Dear Thyroid,
I don’t blame you. I blame those vicious antibodies that one day decided to attack you. I am most sorry that on my 36th birthday, we were both told you were dying. This was certainly ill timed, as I was experiencing my first I-am-getting-old-birthday.
Than I discover, through no fault of your own, mind you that I have what the nurse called “A disease older women typically get”.
Well, that is just fantastic.
Eight months have passed and I miss you more than ever. Please don’t get mad at me for taking you for granted. I didn’t know how important you were. Your so called thyroid replacement; you know, a poor dead pig’s gland, just doesn’t do you justice. I can’t get those levels right. I wake up in the morning feeling hung-over. I live in fear of all the bad things that could happen because of those rogue antibodies. I am forever changed. I worry that I will wind up like you-fibrosisized, ghostly and gone. I hate self pity. I hate indulging in those kinds of thoughts, but I do feel them most days. Most days when I see all food as the enemy, the enemies that will make me fat. Most days when I am cold, despite the warm summer sun. Most days when I drag my ass to the gym to somehow combat (kid) myself that my life is the same.

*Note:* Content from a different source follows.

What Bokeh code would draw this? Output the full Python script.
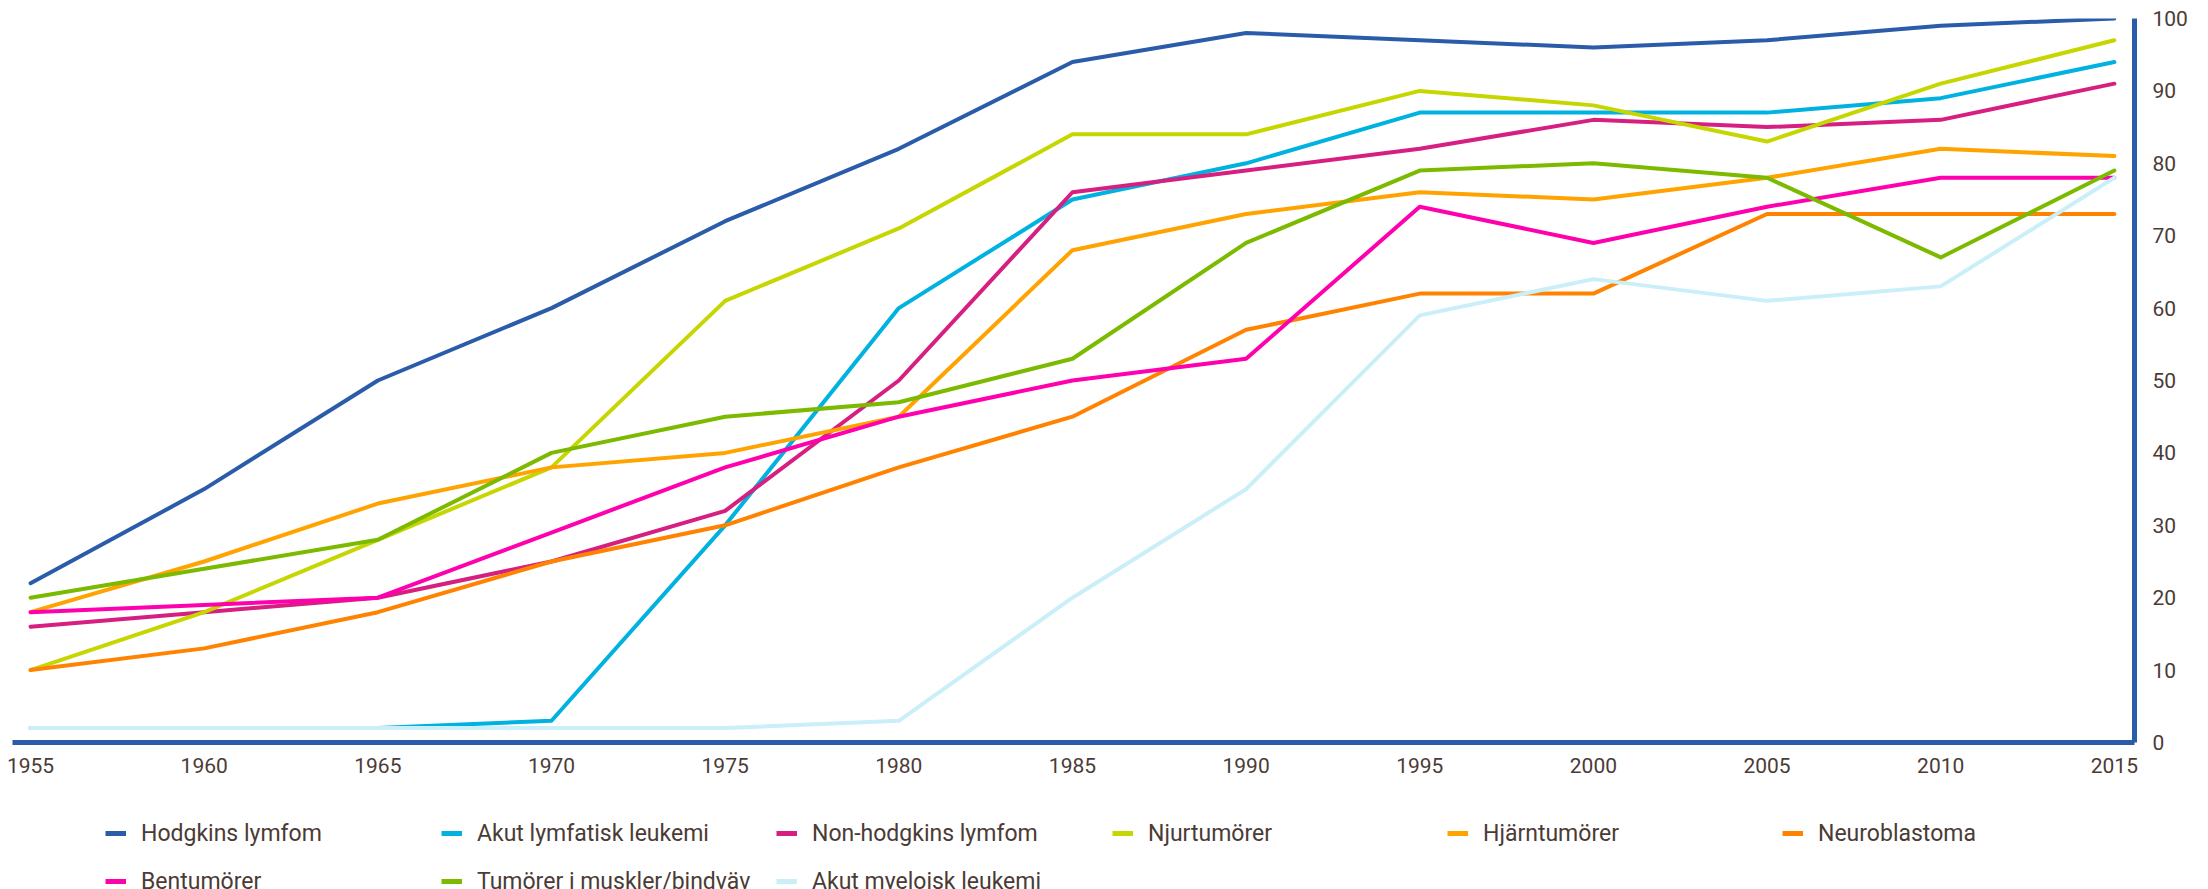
from bokeh.plotting import figure
from bokeh.layouts import column
from bokeh.models import Range1d, FixedTicker, Legend, LegendItem
from bokeh.embed import file_html
from bokeh.resources import INLINE

# Fem års överlevnad (%) för barncancer per diagnosgrupp
years = [1955, 1960, 1965, 1970, 1975, 1980, 1985, 1990, 1995, 2000, 2005, 2010, 2015]

hodgkins = [22, 35, 50, 60, 72, 82, 94, 98, 97, 96, 97, 99, 100]
akut_lymfatisk = [2, 2, 2, 3, 30, 60, 75, 80, 87, 87, 87, 89, 94]
non_hodgkins = [16, 18, 20, 25, 32, 50, 76, 79, 82, 86, 85, 86, 91]
njurtumorer = [10, 18, 28, 38, 61, 71, 84, 84, 90, 88, 83, 91, 97]
hjarntumorer = [18, 25, 33, 38, 40, 45, 68, 73, 76, 75, 78, 82, 81]
neuroblastoma = [10, 13, 18, 25, 30, 38, 45, 57, 62, 62, 73, 73, 73]
bentumorer = [18, 19, 20, 29, 38, 45, 50, 53, 74, 69, 74, 78, 78]
muskler_bindvav = [20, 24, 28, 40, 45, 47, 53, 69, 79, 80, 78, 67, 79]
akut_myeloisk = [2, 2, 2, 2, 2, 3, 20, 35, 59, 64, 61, 63, 78]

series_names = [
    "Hodgkins lymfom", "Akut lymfatisk leukemi", "Non-hodgkins lymfom",
    "Njurtumörer", "Hjärntumörer", "Neuroblastoma",
    "Bentumörer", "Tumörer i muskler/bindväv", "Akut myeloisk leukemi",
]
series_values = [
    hodgkins, akut_lymfatisk, non_hodgkins,
    njurtumorer, hjarntumorer, neuroblastoma,
    bentumorer, muskler_bindvav, akut_myeloisk,
]
series_colors = [
    "#2a5caa", "#00b2e0", "#d61f80",
    "#c6d600", "#ffa300", "#ff8300",
    "#ff00ae", "#7cba00", "#cbeff9",
]

y_ticks = [0, 10, 20, 30, 40, 50, 60, 70, 80, 90, 100]

AXIS_BLUE = "#2a5caa"
TEXT_COLOR = "#4b3b36"
FONT = "Roboto"
W = 2208
CHART_H = 800
LEGEND_H = 89

p = figure(
    width=W, height=CHART_H,
    output_backend="svg", toolbar_location=None,
    x_range=Range1d(1954.48, 2015.58), y_range=Range1d(0, 100),
    y_axis_location="right",
    min_border_left=12, min_border_right=74,
    min_border_top=18, min_border_bottom=CHART_H - 742,
)
p.outline_line_color = None
p.grid.visible = False

for ax, ticks, standoff in ((p.xaxis[0], years, 15), (p.yaxis[0], y_ticks, 18)):
    ax.ticker = FixedTicker(ticks=ticks)
    ax.axis_line_color = AXIS_BLUE
    ax.axis_line_width = 5
    ax.major_tick_line_color = None
    ax.minor_tick_line_color = None
    ax.major_tick_out = 0
    ax.major_tick_in = 0
    ax.major_label_standoff = standoff
    ax.major_label_text_font = FONT
    ax.major_label_text_font_size = "21px"
    ax.major_label_text_color = TEXT_COLOR

for vals, col in zip(series_values, series_colors):
    p.line(years, vals, line_color=col, line_width=4,
           line_join="round", line_cap="round")

# Teckenförklaring i en egen panel under diagrammet: sex kolumner, två rader.
# Panelens serier ligger utanför dess synliga område; bara nycklarna syns.
lp = figure(
    width=W, height=LEGEND_H,
    output_backend="svg", toolbar_location=None,
    x_range=Range1d(0, 1), y_range=Range1d(0, 1),
    x_axis_location=None, y_axis_location=None,
    min_border=0,
)
lp.outline_line_color = None
lp.grid.visible = False

keys = []
for vals, col in zip(series_values, series_colors):
    keys.append(lp.line(years, vals, line_color=col, line_width=5))

col_left = [93, 429, 764, 1100, 1435, 1770]
item_h = 30
row_gap = 18
first_center = 33
columns = [[0, 6], [1, 7], [2, 8], [3], [4], [5]]
for left, idx in zip(col_left, columns):
    items = [LegendItem(label=series_names[i], renderers=[keys[i]]) for i in idx]
    n = len(idx)
    height = n * item_h + (n - 1) * row_gap
    top = first_center - item_h / 2
    bottom = top + height
    lp.add_layout(Legend(
        items=items,
        location=(left, LEGEND_H - bottom),
        orientation="vertical",
        padding=0, margin=0, spacing=row_gap,
        glyph_width=21, glyph_height=item_h, label_height=item_h,
        label_standoff=15,
        label_text_font=FONT, label_text_font_size="23px",
        label_text_color=TEXT_COLOR,
        border_line_color=None, background_fill_alpha=0,
    ), "center")

layout = column(p, lp, spacing=0)
open("out.html", "w").write(file_html(layout, INLINE))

We were both robbed. You of your life and me of mine. I don’t want to take a pill every morning. I don’t want to take a million supplements to try to negate the antibodies. I don’t want to give blood every month. I don’t want to ever have to say your name again. I want to take you for granted again. I don’t want this to be my reality. And by the way, if you are genetically so…stay the hell away from my son!